羽生丈二の生き様とマロニーのエベレスト初登頂の証明を94分通して深町誠が探っていくという物語で、途中羽生の過去の苦い経験だったりを展開していくのですが、これらを94分という短い時間という制約はありながらもちゃんと描き切っていたと思います。山登りのシーンも雪山の白や山岳のゴツゴツした岩のグレー、森などの緑と色が少ないながらも豊かな表現も良かったです。
ただエンタメとしては盛り上がりに欠けており、淡々としていたなーというのが率直な感想です。もうあと15分くらい長くして深町の鍛えるシーンや、羽生の空白の時間を描いて欲しかったです。まぁワガママにはなっちゃうのであまり多くは言えませんが。
色々と惜しいところはありますが、ちゃんと一定水準の面白さはある作品でした。
鑑賞日 7/13
鑑賞時間 19:45〜21:25
座席 B-4
大塚明夫を堪能する
面白かった。
昭和の匂いがプンプンした画像と骨太に描かれる男たち、女たち。
ことに女性は え?ゴーギャンが描いた女性?!と思わせる容貌、ちょっとあんまりじゃないか😓
主人公の羽生と深町はちょっと顔の区別がつかず、声で判断。
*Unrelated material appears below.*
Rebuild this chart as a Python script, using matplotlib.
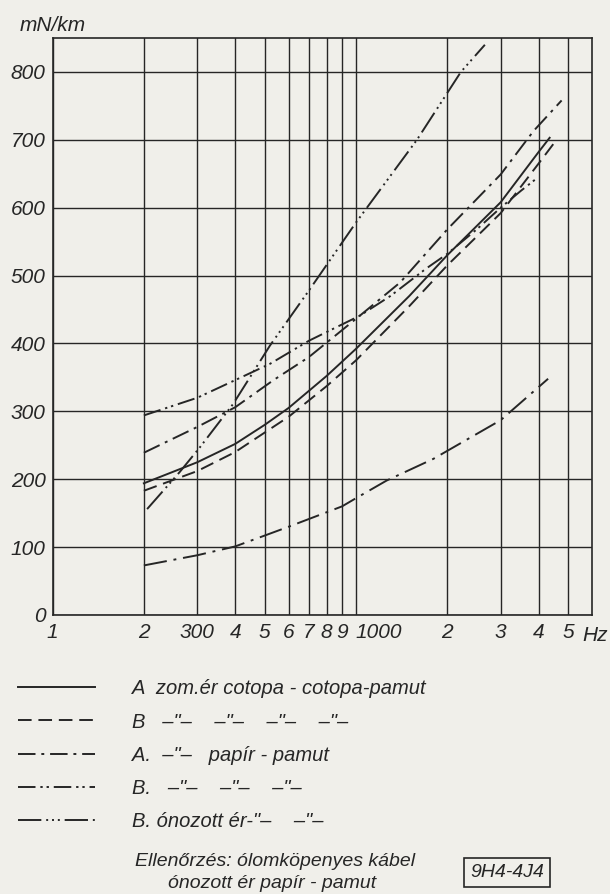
import matplotlib
matplotlib.use("Agg")
import matplotlib.pyplot as plt

# values (frequency in Hz, attenuation in mN/km)
solid_f = [200, 300, 400, 500, 600, 800, 1000, 1500, 2000, 3000, 4000, 4350]
solid_v = [194, 225, 252, 280, 305, 352, 392, 470, 530, 608, 682, 703]

dashed_f = [200, 300, 400, 600, 800, 1000, 1500, 2000, 3000, 4000, 4530]
dashed_v = [183, 212, 240, 292, 337, 375, 455, 515, 592, 665, 697]

dashdot_f = [200, 300, 400, 535, 700, 1031, 1400, 2000, 3000, 3850, 4764]
dashdot_v = [239, 277, 306, 346, 380, 441, 490, 568, 649, 713, 758]

dashdotdot_f = [200, 300, 400, 521, 700, 1031, 1300, 1700, 2000, 2500, 3000, 3500, 3990]
dashdotdot_v = [294, 320, 346, 370, 404, 441, 470, 510, 532, 568, 600, 625, 645]

tinned_f = [205, 263, 306, 394, 521, 700, 1000, 1589, 2218, 2661]
tinned_v = [156, 211, 247, 311, 397, 478, 578, 700, 800, 840]

control_f = [200, 300, 400, 600, 900, 1000, 1262, 1800, 3000, 4300]
control_v = [73, 88, 101, 130, 160, 172, 198, 230, 287, 348]

x_ticks = [100, 200, 300, 400, 500, 600, 700, 800, 900,
           1000, 2000, 3000, 4000, 5000]
x_labels = ["1", "2", "300", "4", "5", "6", "7", "8", "9",
            "1000", "2", "3", "4", "5"]
y_ticks = [0, 100, 200, 300, 400, 500, 600, 700, 800]

legend_labels = [
    "A  zom.ér cotopa - cotopa-pamut",
    'B   –"–    –"–    –"–    –"–',
    'A.  –"–   papír - pamut',
    'B.   –"–    –"–    –"–',
    'B. ónozott ér-"–    –"–',
]

INK = "#262626"
PAPER = "#f0efea"

plt.rcParams["font.family"] = ["Liberation Sans", "DejaVu Sans"]
plt.rcParams["font.style"] = "italic"
plt.rcParams["font.size"] = 14

fig = plt.figure(figsize=(6.10, 8.94), dpi=100, facecolor=PAPER)
ax = fig.add_axes([0.0861, 0.3121, 0.8844, 0.6454])
ax.set_facecolor(PAPER)

lw = 1.4
h1, = ax.plot(solid_f, solid_v, color=INK, lw=lw, ls="-")
h2, = ax.plot(dashed_f, dashed_v, color=INK, lw=lw, ls=(0, (7, 3.5)))
h3, = ax.plot(dashdot_f, dashdot_v, color=INK, lw=lw, ls=(0, (9, 3, 1.5, 3)))
h4, = ax.plot(dashdotdot_f, dashdotdot_v, color=INK, lw=lw,
              ls=(0, (9, 2.5, 1.2, 2, 1.2, 2.5)))
h5, = ax.plot(tinned_f, tinned_v, color=INK, lw=lw,
              ls=(0, (12, 2.5, 1, 2, 1, 2, 1, 2.5)))
ax.plot(control_f, control_v, color=INK, lw=lw, ls=(0, (12, 3.5, 1.5, 3.5)))

ax.set_xscale("log")
ax.set_xlim(100, 6000)
ax.set_ylim(0, 850)
ax.set_xticks(x_ticks, x_labels)
ax.xaxis.set_minor_locator(matplotlib.ticker.NullLocator())
ax.set_yticks(y_ticks)
for lbl in ax.get_xticklabels():
    if lbl.get_text() == "1000":
        lbl.set_horizontalalignment("left")
ax.tick_params(length=0, colors=INK, labelsize=15)
ax.tick_params(axis="x", pad=6)
ax.tick_params(axis="y", pad=5)
ax.grid(True, color=INK, lw=1.0)
for sp in ax.spines.values():
    sp.set_color(INK)
    sp.set_linewidth(1.2)

ax.text(0.983, -0.036, "Hz", transform=ax.transAxes, ha="left", va="center",
        color=INK, fontsize=15)
fig.text(0.033, 0.972, "mN/km", ha="left", va="center", color=INK, fontsize=15)

fig.legend([h1, h2, h3, h4, h5], legend_labels, loc="upper left",
           bbox_to_anchor=(0.03, 0.240), frameon=False, fontsize=14.5,
           handlelength=3.8, handletextpad=1.85, labelspacing=0.7,
           borderpad=0, borderaxespad=0, labelcolor=INK)

fig.text(0.222, 0.036, "Ellenőrzés: ólomköpenyes kábel", ha="left",
         va="center", color=INK, fontsize=14)
fig.text(0.276, 0.012, "ónozott ér papír - pamut", ha="left", va="center",
         color=INK, fontsize=14)
fig.text(0.831, 0.024, "9H4-4J4", ha="center", va="center", color=INK,
         fontsize=14,
         bbox=dict(boxstyle="square,pad=0.3", fc="none", ec=INK, lw=1.2))

fig.savefig("out.png", dpi=100, facecolor=PAPER)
羽生役の大塚さんの声はぴったりでとても良かった。
冒頭の山のシーンは実写?かと思われた素晴らしい雪山なのに、ビルディングはまるで斜めに並べた牛乳パックの様にチープ。
だが、私には おもしろかった。
ミステリーを交えたストーリーもさることながら、雪山、ことに未踏ルートに己を賭ける羽生の凄まじさ、山男にとって 勲章なのだろうけれど、『二番じゃダメですか』と突っ込みたくなってしまったけれど それほどまでに魅せられていく魔力登山、そんな男が居たんだ、と思わされた。
中盤 腰のロープだけで宙づりになった場面などは思わず声が出てしまった。自分しか考えてなかった羽生がこの場面以降 大人になったのか、悟りを開いたのか 変わっていった様子も良かった。
ただただ 安穏としてシートに身を沈め 音とストーリーを堪能出来た映画だった。これは 実写じゃ無理、アニメだからこそだと思った。